Unsolved Challenge: Speeding Up Table Indexing

Creating the tables needing to outline the byte ranges for mapping the various media files into a table is inherently slow and tedious, depending on how many files are going to be contained in a MediaCluster.

You have to use a brute force method of iterating through every piece of media and caching their size. Then, you have to plan out how each piece of media is going to be ordered, caching each starting point and end point.

With hundreds plus files on a subpar computer, this can take upwards of a minute to generate - not ideal for impatient users, which is typically all of them!

I plan on multithreading this using a thread pool, and dividing the pool into jobs per media type found. This should speed up the process by splitting the amount of work per CPU core.

Unsolved Challenge: Reusing Existing Metadata Tags from Codecs

Seeing that it's painstaking to manually register metadata from audio files into a MediaCluster, automating reading the tags prepackaged with each audio file (if any are written) would spare a lot of effort on the user's part.

The downside is that there are many possible metadata formats. There are generic or standardised forms available such as ID3, APE and Vorbis comments, and each with their own many subversions. Even more difficult is parsing the non-standard, per-codec formats, as most of them aren't documented: we have to find and log every single tag by manually checking existing audio files.

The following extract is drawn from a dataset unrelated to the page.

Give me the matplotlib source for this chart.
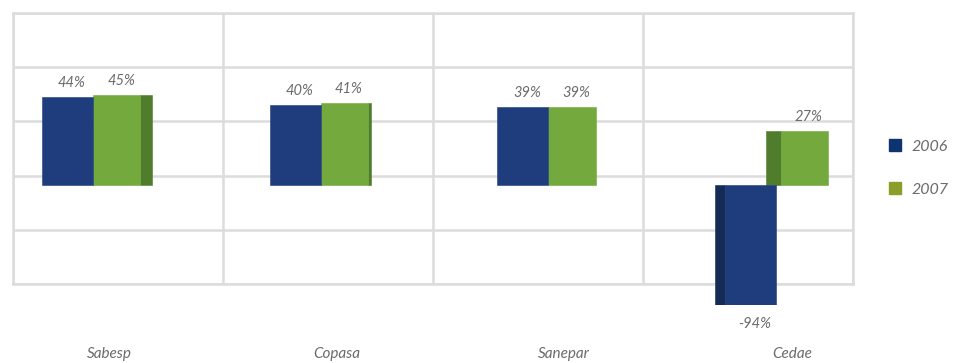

Even if we managed to support checking for every type for every codec format, it would be lengthen the time needed to import all of the audio files - making it an even slower process.

If we count the list of possible tags from each metadata format, totalling around 300, that's how many we have to check for every single audio file you want to import. If we theorise this process takes about 3 seconds per audio file on a mid-end computer, and a user imports 100 audio files, we're looking at 300 seconds of processing time for import - or 5 minutes dedicated to parsing and containing audio files in a MediaCluster.

Not all codecs are the same: some don't support APE, and some don't support Vorbis, making the 5 minutes shorter. Regardless, it's added time and effort in processing.

Like the previously noted challenge, importing audio files and/or parsing the tags can likely be turned into a multithreaded process.